===== GIVEN MATERIAL =====
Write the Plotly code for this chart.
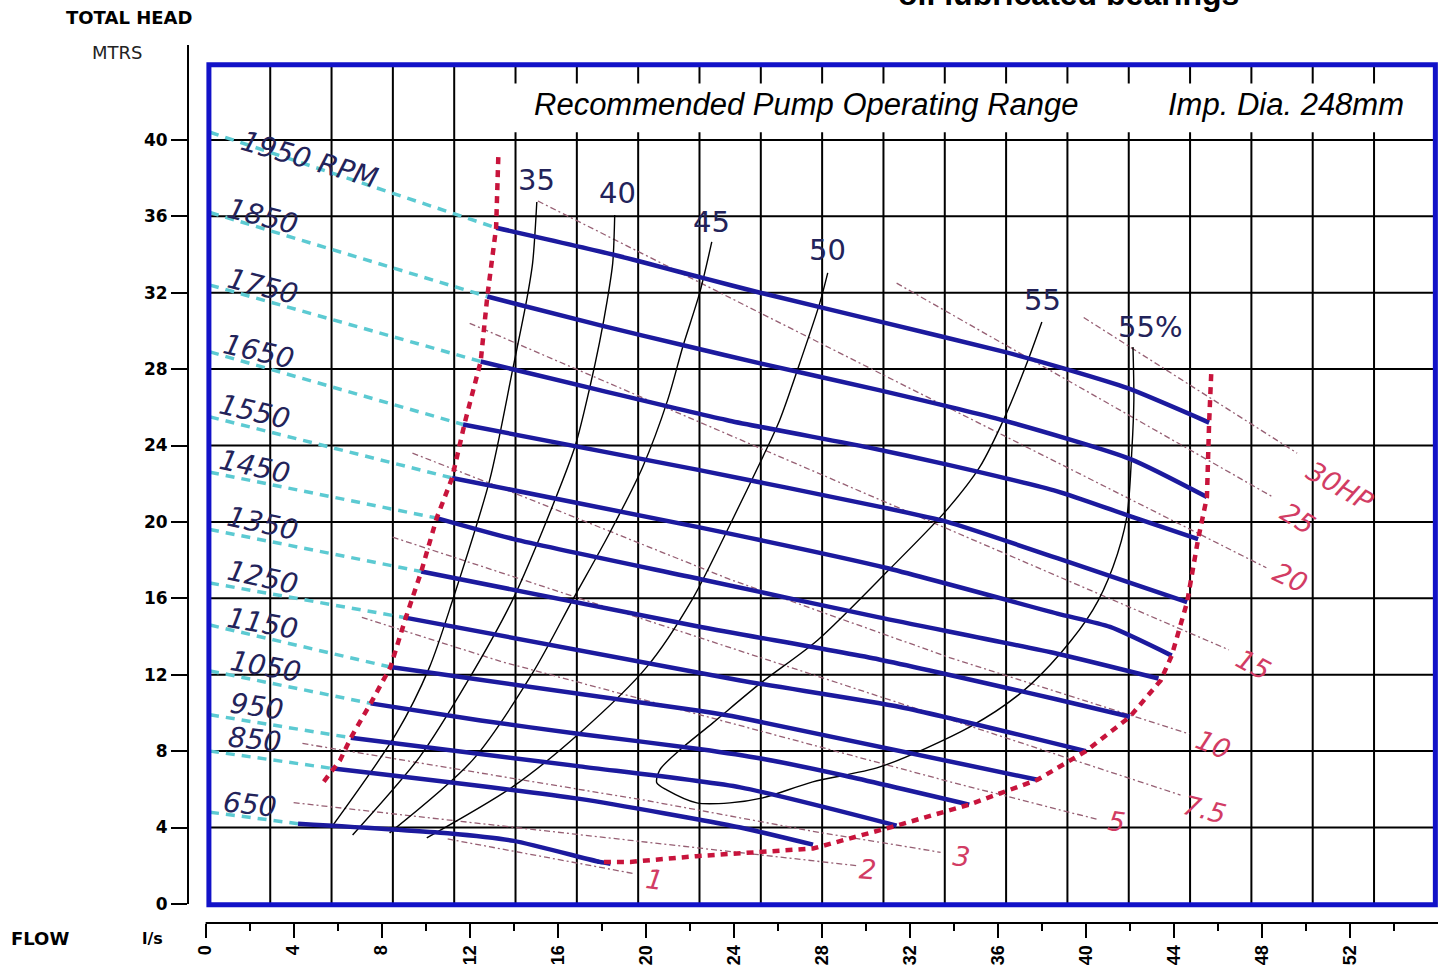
import plotly.graph_objects as go

# ---------------- axis ticks ----------------
x_ticks = list(range(0, 53, 4))
y_ticks = list(range(0, 41, 4))

# ---------------- speed curves: flow (l/s) / head (m) ----------------
rpm_labels = ["1950 RPM", "1850", "1750", "1650", "1550", "1450", "1350",
              "1250", "1150", "1050", "950", "850", "650"]

q_1950 = [13.2, 18.5, 22.5, 25.2, 30.6, 36.3, 39.1, 41.9, 45.6]
h_1950 = [35.4, 34.0, 32.8, 32.0, 30.5, 28.9, 28.0, 27.0, 25.2]
q_1850 = [12.8, 17.9, 21.9, 25.2, 30.6, 36.3, 42.0, 45.5]
h_1850 = [31.8, 30.3, 29.2, 28.3, 26.9, 25.3, 23.3, 21.3]
q_1750 = [12.5, 17.9, 23.8, 30.1, 33.7, 38.7, 42.0, 45.1]
h_1750 = [28.4, 26.9, 25.3, 23.9, 23.0, 21.6, 20.3, 19.1]
q_1650 = [11.7, 22.5, 30.6, 33.7, 38.7, 44.6]
h_1650 = [25.1, 22.7, 20.8, 20.0, 18.1, 15.8]
q_1550 = [11.2, 22.5, 30.9, 38.7, 41.1, 43.9]
h_1550 = [22.3, 19.7, 17.6, 15.2, 14.5, 13.0]
q_1450 = [10.5, 14.0, 22.5, 30.6, 38.7, 43.3]
h_1450 = [20.2, 19.1, 17.0, 15.0, 13.1, 11.8]
q_1350 = [9.8, 22.5, 30.6, 38.7, 42.0]
h_1350 = [17.4, 14.5, 12.8, 10.7, 9.8]
q_1250 = [9.0, 24.3, 31.6, 40.0]
h_1250 = [15.0, 11.7, 10.3, 8.0]
q_1150 = [8.4, 22.5, 24.3, 37.8]
h_1150 = [12.4, 10.1, 9.75, 6.5]
q_1050 = [7.5, 12.5, 17.0, 22.5, 25.3, 29.1, 34.7]
h_1050 = [10.5, 9.6, 8.9, 8.1, 7.6, 6.7, 5.2]
q_950 = [6.6, 17.0, 24.3, 31.4]
h_950 = [8.7, 7.2, 6.1, 4.1]
q_850 = [5.7, 17.0, 24.3, 27.6]
h_850 = [7.1, 5.5, 4.0, 3.1]
q_650 = [4.2, 11.0, 14.0, 17.9, 18.4]
h_650 = [4.2, 3.7, 3.3, 2.2, 2.1]

speed_q = [q_1950, q_1850, q_1750, q_1650, q_1550, q_1450, q_1350,
           q_1250, q_1150, q_1050, q_950, q_850, q_650]
speed_h = [h_1950, h_1850, h_1750, h_1650, h_1550, h_1450, h_1350,
           h_1250, h_1150, h_1050, h_950, h_850, h_650]

# shut-off head (flow 0) of the dashed extensions
shutoff_head = [40.4, 36.2, 32.4, 28.9, 25.5, 22.6, 19.6, 16.8, 14.6, 12.2, 9.9, 8.0, 4.8]

# ---------------- operating range boundary ----------------
left_bound_q = [13.3, 13.2, 12.8, 12.5, 11.8, 11.2, 10.5, 9.8, 9.1, 8.4, 7.5, 6.6, 6.1, 5.3]
left_bound_h = [39.1, 35.4, 31.8, 28.4, 25.3, 22.3, 20.2, 17.4, 15.0, 12.4, 10.5, 8.7, 7.5, 6.3]
right_bound_q = [18.1, 19.3, 22.3, 25.3, 27.6, 31.4, 34.7, 37.8, 40.0, 42.0, 43.4, 43.9, 44.6, 45.1, 45.5, 45.6, 45.7]
right_bound_h = [2.2, 2.2, 2.5, 2.7, 2.9, 4.1, 5.2, 6.5, 8.0, 9.8, 11.7, 13.0, 15.8, 19.1, 21.3, 25.2, 27.9]

# ---------------- efficiency lines ----------------
eff_labels = ["35", "40", "45", "50", "55", "55%"]
eff35_q = [15.05, 14.86, 14.59, 13.95, 12.91, 11.23, 10.18, 8.68, 5.73]
eff35_h = [36.75, 33.56, 31.62, 27.96, 22.2, 15.92, 12.41, 8.95, 4.03]
eff40_q = [18.59, 18.5, 18.25, 17.9, 17.45, 16.8, 15.75, 13.95, 11.86, 9.73, 6.68]
eff40_h = [36.07, 33.56, 31.6, 29.4, 27.0, 24.0, 20.79, 15.92, 11.57, 7.7, 3.61]
eff45_q = [23.0, 22.45, 21.68, 21.0, 19.86, 18.36, 16.68, 14.86, 12.14, 8.36]
eff45_h = [34.66, 31.99, 29.16, 26.39, 22.88, 19.42, 15.92, 12.09, 7.54, 3.72]
eff50_q = [28.27, 27.91, 27.0, 26.09, 25.32, 24.0, 22.1, 20.05, 17.0, 13.95, 10.05]
eff50_h = [33.04, 31.47, 28.32, 25.34, 23.4, 20.26, 15.92, 12.41, 8.95, 6.13, 3.46]
eff55_q = [38.0, 37.32, 36.32, 35.18, 33.68, 31.05, 27.82, 25.23, 23.05, 21.55, 20.64, 20.5,
           20.95, 22.32, 23.82, 25.32, 27.59, 30.64, 34.73, 37.05, 38.86, 40.32, 41.23,
           41.86, 42.09, 42.18, 42.14]
eff55_h = [30.47, 28.32, 25.5, 22.88, 20.63, 17.49, 13.82, 11.57, 9.48, 8.06, 7.02, 6.34,
           5.97, 5.29, 5.29, 5.55, 6.39, 7.17, 9.27, 11.05, 13.14, 15.39, 17.64,
           20.26, 23.77, 26.39, 29.16]
eff_lines_q = [eff35_q, eff40_q, eff45_q, eff50_q, eff55_q]
eff_lines_h = [eff35_h, eff40_h, eff45_h, eff50_h, eff55_h]

# ---------------- power lines (HP) ----------------
hp_labels = ["30HP", "25", "20", "15", "10", "7.5", "5", "3", "2", "1"]
hp30_q = [39.9, 49.6]
hp30_h = [30.7, 23.6]
hp25_q = [31.4, 48.5]
hp25_h = [32.5, 21.3]
hp20_q = [15.1, 48.2]
hp20_h = [36.8, 17.6]
hp15_q = [12.0, 46.5]
hp15_h = [30.4, 13.3]
hp10_q = [9.4, 13.4, 23.8, 33.8, 44.7]
hp10_h = [23.6, 21.8, 17.0, 12.9, 8.9]
hp7_q = [8.5, 44.3]
hp7_h = [19.2, 5.7]
hp5_q = [7.1, 13.4, 33.8, 40.6]
hp5_h = [15.0, 12.7, 6.4, 4.4]
hp3_q = [4.4, 13.4, 20.1, 27.6, 33.4]
hp3_h = [8.4, 6.7, 5.4, 3.8, 2.7]
hp2_q = [4.0, 29.6]
hp2_h = [5.3, 2.0]
hp1_q = [11.0, 19.4]
hp1_h = [3.4, 1.6]
hp_q = [hp30_q, hp25_q, hp20_q, hp15_q, hp10_q, hp7_q, hp5_q, hp3_q, hp2_q, hp1_q]
hp_h = [hp30_h, hp25_h, hp20_h, hp15_h, hp10_h, hp7_h, hp5_h, hp3_h, hp2_h, hp1_h]

# ---------------- label placements ----------------
rpm_label_q = [4.7, 2.6, 2.6, 2.4, 2.2, 2.2, 2.6, 2.6, 2.6, 2.7, 2.3, 2.2, 2.0]
rpm_label_h = [38.95, 35.97, 32.3, 28.9, 25.76, 22.88, 19.9, 17.07, 14.66, 12.41, 10.31, 8.59, 5.18]
rpm_label_ang = [16, 14, 14, 13, 13, 12, 12, 12, 10, 10, 8, 6, 6]
eff_label_q = [15.05, 18.73, 23.0, 28.27, 38.05, 42.91]
eff_label_h = [37.9, 37.23, 35.71, 34.24, 31.62, 30.21]
hp_label_q = [51.55, 49.64, 49.27, 47.59, 45.77, 45.41, 41.41, 34.36, 30.09, 20.41]
hp_label_h = [21.83, 20.2, 17.07, 12.51, 8.32, 4.92, 4.29, 2.46, 1.78, 1.26]
hp_label_ang = [30, 32, 25, 28, 22, 14, 8, 6, 4, 8]

# ---------------- styling ----------------
BLUE = "#1c1a9e"
BOX = "#1212c8"
CYAN = "#5ccad2"
RED = "#c8143c"
PINK = "#d23c64"
HPLINE = "rgb(150,95,115)"
TXT = "#23235a"

fig = go.Figure()

# grid (box = 20 columns x 11 rows)
box_x0, box_x1, box_y0, box_y1 = 0.15, 55.88, -0.05, 43.93
n_cols, n_rows = 20, 11
shapes = []
for k in range(1, n_cols):
    xv = box_x0 + k * (box_x1 - box_x0) / n_cols
    shapes.append(dict(type="line", xref="x", yref="y", x0=xv, x1=xv, y0=box_y0, y1=box_y1,
                       line=dict(color="black", width=2), layer="below"))
for k in range(1, n_rows):
    shapes.append(dict(type="line", xref="x", yref="y", x0=box_x0, x1=box_x1, y0=4 * k, y1=4 * k,
                       line=dict(color="black", width=2), layer="below"))
# white band behind the header text
shapes.append(dict(type="rect", xref="x", yref="y", x0=13.9, x1=55.7, y0=40.4, y1=42.95,
                   line=dict(width=0), fillcolor="white", layer="below"))
# box border
shapes.append(dict(type="rect", xref="x", yref="y", x0=box_x0, x1=box_x1, y0=box_y0, y1=box_y1,
                   line=dict(color=BOX, width=5), layer="above"))
# separate axis lines
shapes.append(dict(type="line", xref="paper", yref="y", x0=0, x1=0, y0=0, y1=44.97,
                   line=dict(color="black", width=2)))
shapes.append(dict(type="line", xref="x", yref="paper", x0=0, x1=56.0, y0=0, y1=0,
                   line=dict(color="black", width=2)))

# power lines
for q, h in zip(hp_q, hp_h):
    fig.add_trace(go.Scatter(x=q, y=h, mode="lines", hoverinfo="skip",
                             line=dict(color=HPLINE, width=1.3, dash="6px,3px,2px,3px")))
# efficiency lines
for q, h in zip(eff_lines_q, eff_lines_h):
    fig.add_trace(go.Scatter(x=q, y=h, mode="lines", hoverinfo="skip",
                             line=dict(color="black", width=1.4, shape="spline", smoothing=0.8)))
# dashed extensions to shut-off
for q, h, h0 in zip(speed_q, speed_h, shutoff_head):
    fig.add_trace(go.Scatter(x=[0.2, q[0]], y=[h0, h[0]], mode="lines", hoverinfo="skip",
                             line=dict(color=CYAN, width=3.5, dash="9px,7px")))
# speed curves
for q, h in zip(speed_q, speed_h):
    fig.add_trace(go.Scatter(x=q, y=h, mode="lines", hoverinfo="skip",
                             line=dict(color=BLUE, width=4.5, shape="spline", smoothing=0.6)))
# operating range boundary
for q, h in ((left_bound_q, left_bound_h), (right_bound_q, right_bound_h)):
    fig.add_trace(go.Scatter(x=q, y=h, mode="lines", hoverinfo="skip",
                             line=dict(color=RED, width=4.5, dash="7px,6px")))

ann = []
for t, xq, yh, a in zip(rpm_labels, rpm_label_q, rpm_label_h, rpm_label_ang):
    ann.append(dict(x=xq, y=yh, xref="x", yref="y", text=t, showarrow=False, textangle=a,
                    xanchor="center", yanchor="middle",
                    font=dict(family="DejaVu Sans", size=28, color=TXT, style="italic")))
for t, xq, yh in zip(eff_labels, eff_label_q, eff_label_h):
    ann.append(dict(x=xq, y=yh, xref="x", yref="y", text=t, showarrow=False,
                    xanchor="center", yanchor="middle",
                    font=dict(family="DejaVu Sans", size=29, color=TXT)))
for t, xq, yh, a in zip(hp_labels, hp_label_q, hp_label_h, hp_label_ang):
    ann.append(dict(x=xq, y=yh, xref="x", yref="y", text=t, showarrow=False, textangle=a,
                    xanchor="center", yanchor="middle",
                    font=dict(family="DejaVu Sans", size=27, color=PINK, style="italic")))


def paper_text(text, px, py, size, weight="normal", color="black", family="DejaVu Sans", style="normal"):
    # px, py: pixel position of the text centre in the 1447x966 figure
    return dict(x=(px - 188) / 1250, y=(923 - py) / 878, xref="paper", yref="paper", text=text,
                showarrow=False, xanchor="center", yanchor="middle",
                font=dict(family=family, size=size, color=color, weight=weight, style=style))


ann += [
    dict(x=27.3, y=41.85, xref="x", yref="y", text="Recommended Pump Operating Range",
         showarrow=False, xanchor="center", yanchor="middle",
         font=dict(family="Liberation Sans", size=31, color="black", style="italic")),
    dict(x=49.1, y=41.85, xref="x", yref="y", text="Imp. Dia. 248mm",
         showarrow=False, xanchor="center", yanchor="middle",
         font=dict(family="Liberation Sans", size=31, color="black", style="italic")),
    # title is cut by the top edge in the reference as well
    paper_text("oil lubricated bearings", 1068, -6, 32, weight="bold", family="Liberation Sans"),
    paper_text("TOTAL HEAD", 129, 18, 18, weight="bold"),
    paper_text("MTRS", 117, 53, 18, color="#222"),
    paper_text("FLOW", 40, 938, 18, weight="bold"),
    paper_text("l/s", 152, 938, 16, weight="bold"),
]

fig.update_layout(
    width=1447, height=966,
    margin=dict(l=188, r=9, t=45, b=43, autoexpand=False),
    paper_bgcolor="white", plot_bgcolor="white",
    showlegend=False,
    shapes=shapes, annotations=ann,
    xaxis=dict(range=[-0.8, 56.0], tickvals=x_ticks, ticks="outside", ticklen=14, tickwidth=2,
               tickcolor="black", tickangle=-90, showgrid=False, zeroline=False, showline=False,
               automargin=False,
               tickfont=dict(family="Liberation Sans", size=18, color="black", weight="bold"),
               minor=dict(tickvals=[2 + 4 * i for i in range(14)], ticks="outside", ticklen=7,
                          tickwidth=2, tickcolor="black", showgrid=False)),
    yaxis=dict(range=[-1.0, 44.97], tickvals=y_ticks, ticks="outside", ticklen=16, tickwidth=2,
               tickcolor="black", showgrid=False, zeroline=False, showline=False,
               automargin=False,
               tickfont=dict(family="DejaVu Sans", size=17, color="black", weight="bold")),
)

fig.write_html("out.html", config={"displayModeBar": False},
               post_script="document.body.style.margin='0';")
=====
*GIVEN INSTRUCTION:* Every line from the top of the material above through the line with "h_650 = [4.2, 3.7, 3.3, 2.2, 2.1]" should be duplicated exactly, please; leave out the pictures.

*EXPECTED OUTPUT:*
Write the Plotly code for this chart.
import plotly.graph_objects as go

# ---------------- axis ticks ----------------
x_ticks = list(range(0, 53, 4))
y_ticks = list(range(0, 41, 4))

# ---------------- speed curves: flow (l/s) / head (m) ----------------
rpm_labels = ["1950 RPM", "1850", "1750", "1650", "1550", "1450", "1350",
              "1250", "1150", "1050", "950", "850", "650"]

q_1950 = [13.2, 18.5, 22.5, 25.2, 30.6, 36.3, 39.1, 41.9, 45.6]
h_1950 = [35.4, 34.0, 32.8, 32.0, 30.5, 28.9, 28.0, 27.0, 25.2]
q_1850 = [12.8, 17.9, 21.9, 25.2, 30.6, 36.3, 42.0, 45.5]
h_1850 = [31.8, 30.3, 29.2, 28.3, 26.9, 25.3, 23.3, 21.3]
q_1750 = [12.5, 17.9, 23.8, 30.1, 33.7, 38.7, 42.0, 45.1]
h_1750 = [28.4, 26.9, 25.3, 23.9, 23.0, 21.6, 20.3, 19.1]
q_1650 = [11.7, 22.5, 30.6, 33.7, 38.7, 44.6]
h_1650 = [25.1, 22.7, 20.8, 20.0, 18.1, 15.8]
q_1550 = [11.2, 22.5, 30.9, 38.7, 41.1, 43.9]
h_1550 = [22.3, 19.7, 17.6, 15.2, 14.5, 13.0]
q_1450 = [10.5, 14.0, 22.5, 30.6, 38.7, 43.3]
h_1450 = [20.2, 19.1, 17.0, 15.0, 13.1, 11.8]
q_1350 = [9.8, 22.5, 30.6, 38.7, 42.0]
h_1350 = [17.4, 14.5, 12.8, 10.7, 9.8]
q_1250 = [9.0, 24.3, 31.6, 40.0]
h_1250 = [15.0, 11.7, 10.3, 8.0]
q_1150 = [8.4, 22.5, 24.3, 37.8]
h_1150 = [12.4, 10.1, 9.75, 6.5]
q_1050 = [7.5, 12.5, 17.0, 22.5, 25.3, 29.1, 34.7]
h_1050 = [10.5, 9.6, 8.9, 8.1, 7.6, 6.7, 5.2]
q_950 = [6.6, 17.0, 24.3, 31.4]
h_950 = [8.7, 7.2, 6.1, 4.1]
q_850 = [5.7, 17.0, 24.3, 27.6]
h_850 = [7.1, 5.5, 4.0, 3.1]
q_650 = [4.2, 11.0, 14.0, 17.9, 18.4]
h_650 = [4.2, 3.7, 3.3, 2.2, 2.1]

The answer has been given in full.